No he leído tanto como quisiera ni escrito tanto como debería. Vi completa la temporada de una serie a la cual le sobran capítulos desde hace rato y dejé abandonadas un par de películas. He luchado con internet y descubrí en qué lugares de la casa la señal es inexistente. Dejé de ver los noticieros de televisión y las alocuciones presidenciales.  

Sé, en cambio, la hora de la mañana en que la sombra de un pequeño árbol que tengo en el balcón se proyecta en el panel japonés. Encontré 13 estrellas que estaban escondidas —o perdidas u olvidadas— entre la alfombra de la biblioteca. Descubrí que en esta casa, aunque no hay animales de verdad, tenemos más cosas de gatos que de perros. Más libros de gatos, más adornos con gatos. 

Noté que las hojas del guayacán que germinó hace unas semanas parecen aburridas y no sé si es es suficiente razón para angustiarse.

Cata y yo no no hacemos planes para cada día, actuamos mirando cómo pasar de un aburrimiento a otro y a veces fallamos, porque logramos divertirnos. Oganizamos los clóset, esculcamos entre agendas y cuadernos viejos, botamos cosas, conservamos otras. Recuperé notas que no recordaba haber escrito y que no sé si valió la pena haberlas encontrado. 

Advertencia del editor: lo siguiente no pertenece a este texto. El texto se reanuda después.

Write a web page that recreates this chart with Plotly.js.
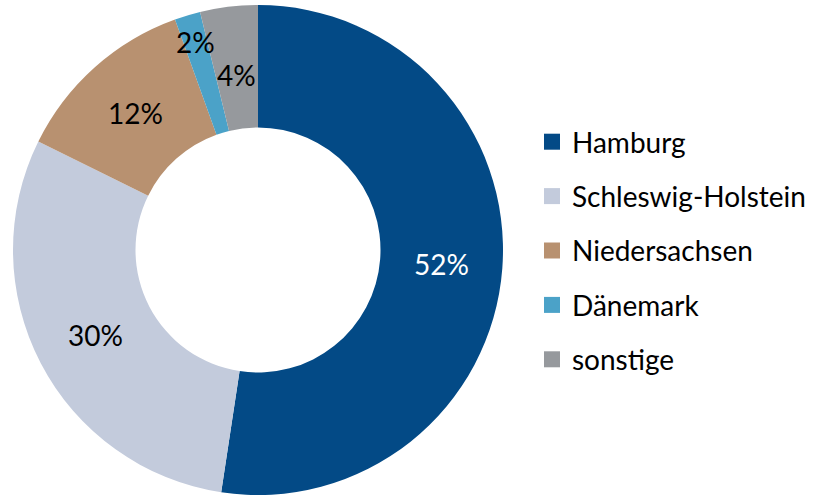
<!DOCTYPE html>
<html>
<head>
<meta charset="utf-8">
<script src="https://cdn.plot.ly/plotly-3.0.1.min.js"></script>
<style>html,body{margin:0;padding:0;background:#fff;}#chart{width:816px;height:495px;}</style>
</head>
<body>
<div id="chart"></div>
<script>
const categories = ["Hamburg", "Schleswig-Holstein", "Niedersachsen", "Dänemark", "sonstige"];
const shares = [52.4, 29.9, 12.2, 1.7, 3.8];
const colors = ["#034A86", "#C3CBDC", "#B89170", "#4BA2C8", "#96999D"];
const textColors = ["#FFFFFF", "#000000", "#000000", "#000000", "#000000"];
// radial placement of each label inside the ring (0 = hole edge, 1 = outer edge)
const labelRadial = [0.5, 0.5, 0.5, 0.77, 0.44];

const FONT = "Lato, 'Liberation Sans', sans-serif";
const W = 816, H = 495;
// pie geometry in pixels (domain)
const dom = {x0: 13, x1: 503, y0: 5, y1: 495};
const cx = (dom.x0 + dom.x1) / 2, cy = (dom.y0 + dom.y1) / 2;
const R = Math.min(dom.x1 - dom.x0, dom.y1 - dom.y0) / 2;
const HOLE = 0.5;

const pie = {
  type: "pie",
  labels: categories,
  values: shares,
  textinfo: "none",
  hole: HOLE,
  sort: false,
  direction: "clockwise",
  rotation: 0,
  marker: {colors: colors, line: {width: 0}},
  domain: {x: [dom.x0 / W, dom.x1 / W], y: [1 - dom.y1 / H, 1 - dom.y0 / H]},
  showlegend: false,
  hoverinfo: "label+percent"
};

// percentage labels placed at each slice's mid-angle
const total = shares.reduce((a, b) => a + b, 0);
let cum = 0;
const annotations = shares.map((v, i) => {
  const mid = (cum + v / 2) / total;
  cum += v;
  const ang = mid * 2 * Math.PI; // clockwise from 12 o'clock
  const r = R * (HOLE + (1 - HOLE) * labelRadial[i]);
  const px = cx + r * Math.sin(ang);
  const py = cy - r * Math.cos(ang);
  return {
    xref: "paper", yref: "paper",
    x: px / W, y: 1 - py / H,
    xanchor: "center", yanchor: "middle",
    text: Math.round(v / total * 100) + "%",
    showarrow: false,
    font: {family: FONT, size: 28, color: textColors[i]}
  };
});

const legendTraces = categories.map((c, i) => ({
  type: "scatter",
  mode: "markers",
  x: [null], y: [null],
  name: c,
  legendgroup: c,
  marker: {symbol: "square", size: 16, color: colors[i]},
  showlegend: true,
  hoverinfo: "skip"
}));

const layout = {
  width: W, height: H,
  margin: {l: 0, r: 0, t: 0, b: 0},
  paper_bgcolor: "#ffffff",
  plot_bgcolor: "#ffffff",
  font: {family: FONT, color: "#000000"},
  xaxis: {visible: false},
  yaxis: {visible: false},
  annotations: annotations,
  showlegend: true,
  legend: {
    x: 532 / W, xanchor: "left",
    y: 1 - 117 / H, yanchor: "top",
    font: {family: FONT, size: 28, color: "#000000"},
    traceorder: "grouped",
    tracegroupgap: 15,
    bgcolor: "rgba(0,0,0,0)",
    borderwidth: 0
  }
};

Plotly.newPlot("chart", [pie, ...legendTraces], layout, {displayModeBar: false, staticPlot: true});
</script>
</body>
</html>
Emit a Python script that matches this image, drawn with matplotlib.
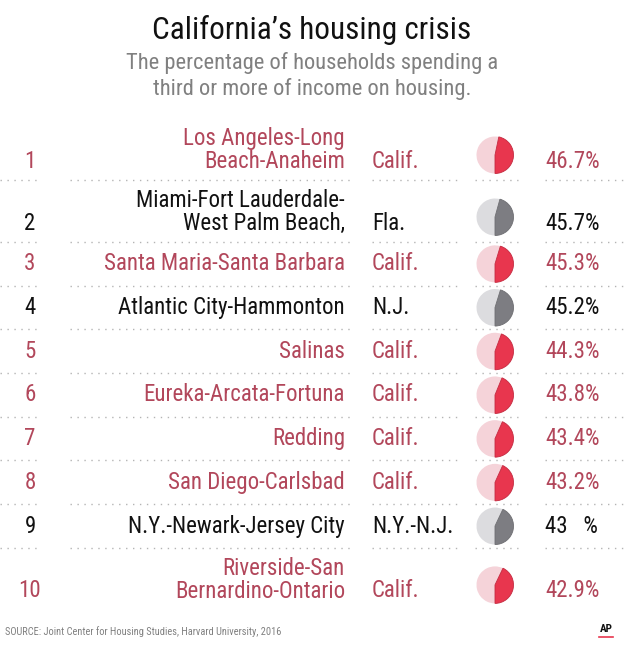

Le doy un repaso a la biblioteca antes de empezar la tarea de organizarla como plan del día y encontré los libros que me prestó mi amigo Hugo y que creía perdidos. Pensar en devolvérselos es, como todo un poco, encontrar razones para esperar con calma que se acaben estos días raros y vuelvan los días de los encuentros.

Aunque ya escogí la siguiente lectura para el encierro, abrí al azar una página del El simétrico milagro de Ramón Eder y encontré una frase que me hubiera servido para la columna pasada, pero eso no impide citarla ahora: “Procurar no hacer daño a los demás no te hace bueno, pero impide que seas un miserable”.